La récupération est partout, les collectifs de sans-papiers départementaux n’y échappent pas. C’est le cas de celui du Val-de-Marne, abrité par la maison des syndicats de Créteil, œuvre du conseil général (PC) du Val-de-Marne. C’est là qu’ont lieu les assemblées générales où sont présents des compagnons de la FA et de la CNT ; celles-ci restent néanmoins chapeautées par les syndicats dits représentatifs, ainsi que la LDH et le MRAP, tout ceux dont les préoccupations principales ont été à ce jour de canaliser le mouvement et d’empêcher tout débordement ; en témoigne la teneur de leurs tracts préconisant une « refonte de la législation », une « régularisation juste », la « mise en place de comités de suivi auprès des préfectures », composés des mêmes, bien sûr et, accessoirement, de représentants des sans-papiers… Ceux-ci ont les plus grandes difficultés à faire entendre leur voix. Pourtant ils ont beaucoup à dire et nous nous en sommes rendus compte lors d’un récent débat organisé à l’initiative du groupe FA Élisée-Reclus d’Ivry.

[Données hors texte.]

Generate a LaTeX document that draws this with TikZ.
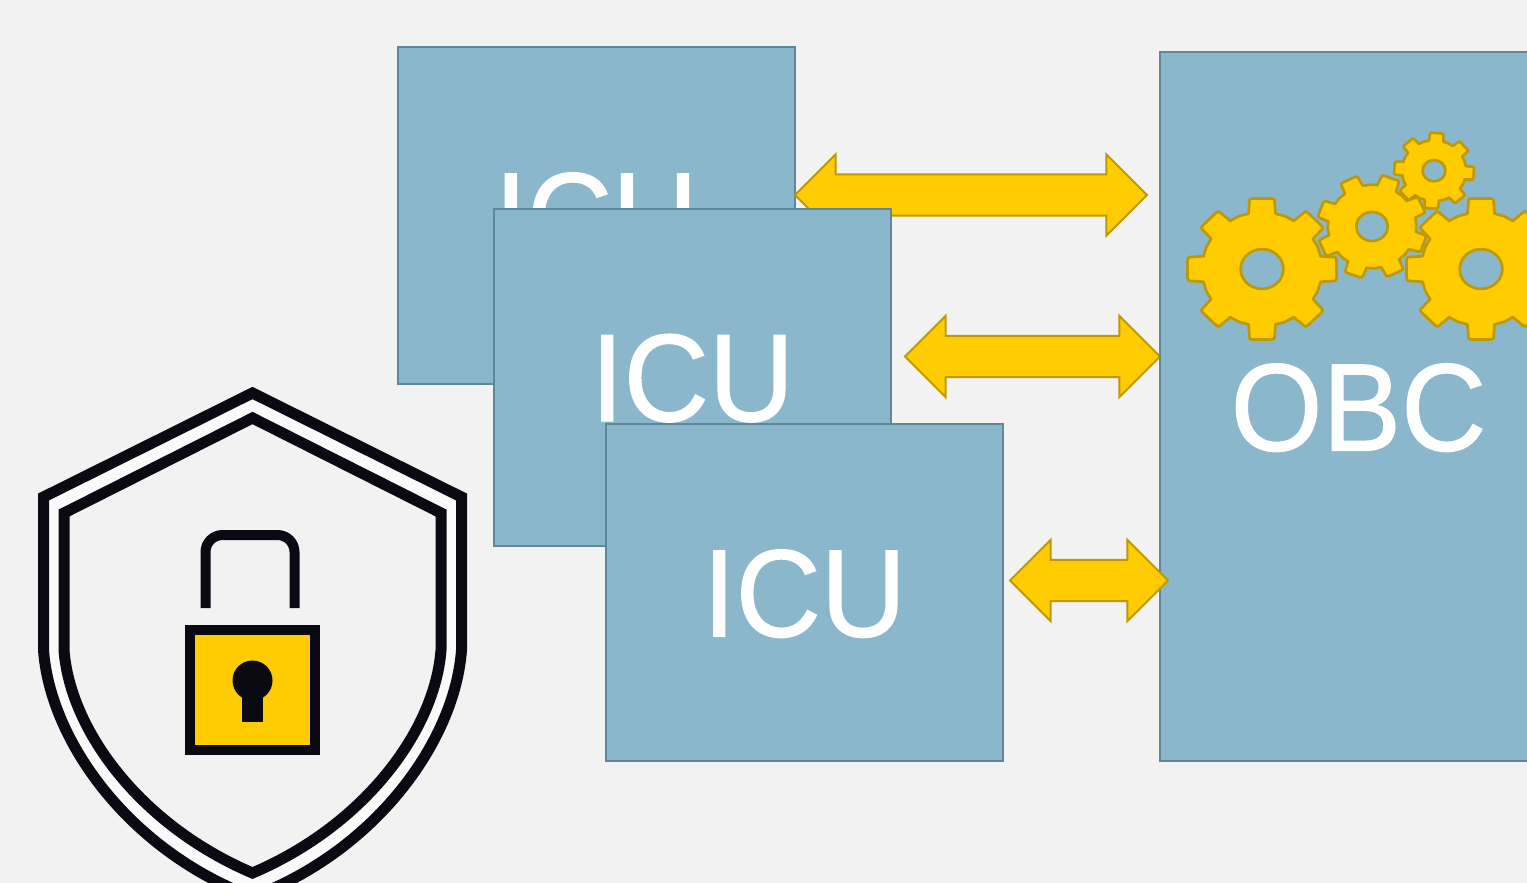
\documentclass[tikz,border=0pt]{standalone}
\usepackage{fontspec}
\usepackage{graphicx}
\setmainfont{Liberation Sans}
\newfontface\lblfont{Liberation Sans}[FakeBold=1.0]
\newcommand{\unitlabel}[1]{\scalebox{1}[1.055]{#1}}
\usetikzlibrary{shapes.arrows}
\definecolor{bgc}{HTML}{F2F2F2}
\definecolor{gapc}{HTML}{FAFAFA}
\definecolor{boxc}{HTML}{8BB7CD}
\definecolor{boxl}{HTML}{5F8799}
\definecolor{gold}{HTML}{FFCC00}
\definecolor{goldl}{HTML}{BF9900}
\definecolor{ink}{HTML}{0B0A12}
\tikzset{
  unitbox/.style={draw=boxl,fill=boxc,line width=2pt,anchor=north west,inner sep=0pt,outer sep=0pt,
    text=white,text height=88pt,text depth=0pt,font=\lblfont\fontsize{118}{120}\selectfont},
  dblarrow/.style={double arrow,double arrow head extend=20pt,double arrow tip angle=90,
    draw=goldl,fill=gold,line width=2pt,inner xsep=0pt,inner ysep=19.6pt,outer sep=0pt},
  gearshape/.style={draw=goldl,fill=gold,line width=2.7pt,even odd rule,line join=round},
  inkline/.style={draw=ink,line width=11pt,line join=miter}
}
\newcommand{\mygear}[5]{% cx cy rx ry rot
  \path[gearshape,shift={(#1,#2)},xscale=#3,yscale=#4]
    (#5-13:.80)
    \foreach \a in {0,45,...,270}{
      -- (\a+#5-10.2:.955) .. controls (\a+#5-9.6:1) .. (\a+#5-7:1) -- (\a+#5+7:1)
      .. controls (\a+#5+9.6:1) .. (\a+#5+10.2:.955) -- (\a+#5+13:.80)
      -- (\a+#5+17.5:.80) -- (\a+#5+22.5:.805) -- (\a+#5+27.5:.80) -- (\a+#5+32:.80)
    }
    -- (315+#5-10.2:.955) .. controls (315+#5-9.6:1) .. (315+#5-7:1) -- (315+#5+7:1)
    .. controls (315+#5+9.6:1) .. (315+#5+10.2:.955) -- (315+#5+13:.80)
    -- (315+#5+17.5:.80) -- (315+#5+22.5:.805) -- (315+#5+27.5:.80) -- cycle
    (0,0) ellipse (.285 and .28);
}
\begin{document}
\begin{tikzpicture}[x=1pt,y=-1pt]
\useasboundingbox (0,0) rectangle (1527,883);
\clip (0,0) rectangle (1527,883);
\fill[bgc] (0,0) rectangle (1527,883);
% units
\node[unitbox,minimum width=397pt,minimum height=337pt] (icuA) at (397.5,47) {\unitlabel{ICU}};
\node[dblarrow,minimum height=352pt,minimum width=80pt] (arrA) at (971,195) {};
\node[unitbox,minimum width=397pt,minimum height=337pt] (icuB) at (494,208.5) {\unitlabel{ICU}};
\node[dblarrow,minimum height=255pt,minimum width=80pt] (arrB) at (1032.5,356.5) {};
\node[unitbox,minimum width=397pt,minimum height=337pt] (icuC) at (606,424) {\unitlabel{ICU}};
\node[unitbox,minimum width=397pt,minimum height=709pt] (obc) at (1160,52) {\unitlabel{OBC}};
\node[dblarrow,minimum height=158pt,minimum width=80pt] (arrC) at (1089,580.5) {};
% gears
\mygear{1434}{170.7}{40}{38}{4}
\mygear{1262}{269}{75}{71}{0}
\mygear{1481}{269}{75}{71}{0}
\mygear{1372}{226.5}{55}{52}{20}
% shield
\path[inkline,fill=gapc,miter limit=10]
  (252.5,393) -- (43.5,497) -- (43.5,650)
  .. controls (50,740) and (128,850) .. (252.5,897)
  .. controls (377,850) and (455,740) .. (461.5,650)
  -- (461.5,497) -- cycle;
\path[inkline,fill=bgc,miter limit=10]
  (252.5,418) -- (64,513) -- (64,650)
  .. controls (70,730) and (140,825) .. (252.5,873)
  .. controls (365,825) and (435,730) .. (441,650)
  -- (441,513) -- cycle;
% lock
\path[inkline,line width=10pt] (205.5,608) -- (205.5,552) arc[start angle=180,end angle=270,radius=17] -- (277.5,535)
  arc[start angle=270,end angle=360,radius=17] -- (294.5,608);
\path[inkline,line width=10pt,fill=gold] (190,629.5) rectangle (315,750);
\fill[ink] (252.5,680.5) circle (20);
\fill[ink] (242,690) rectangle (263,722);
\end{tikzpicture}
\end{document}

Beaucoup parmi les très nombreux sans-papiers présents ont pu librement prendre la parole et exprimer leur souhait de mener eux-mêmes, sans être cornaqués par les habituels relais de l’État, des actions plus radicales pour défendre leurs droits. Les rejets de dossiers tombent maintenant par centaines, l’arbitraire étant la règle. L’arrogance du préfet du Val-de-Marne et l’attitude du personnel de la préfecture outrepassent la neutralité. Les sans-papiers savent qu’ils ont été trompés sur toute la ligne et rendus encore plus vulnérables en dévoilant domicile et emploi. Ils sont nombreux à vouloir s’auto-organiser pour radicaliser leur lutte. Beaucoup savent qu’ils peuvent compter sur nous pour défendre la liberté de tout individu à circuler et à s’établir là où il le souhaite.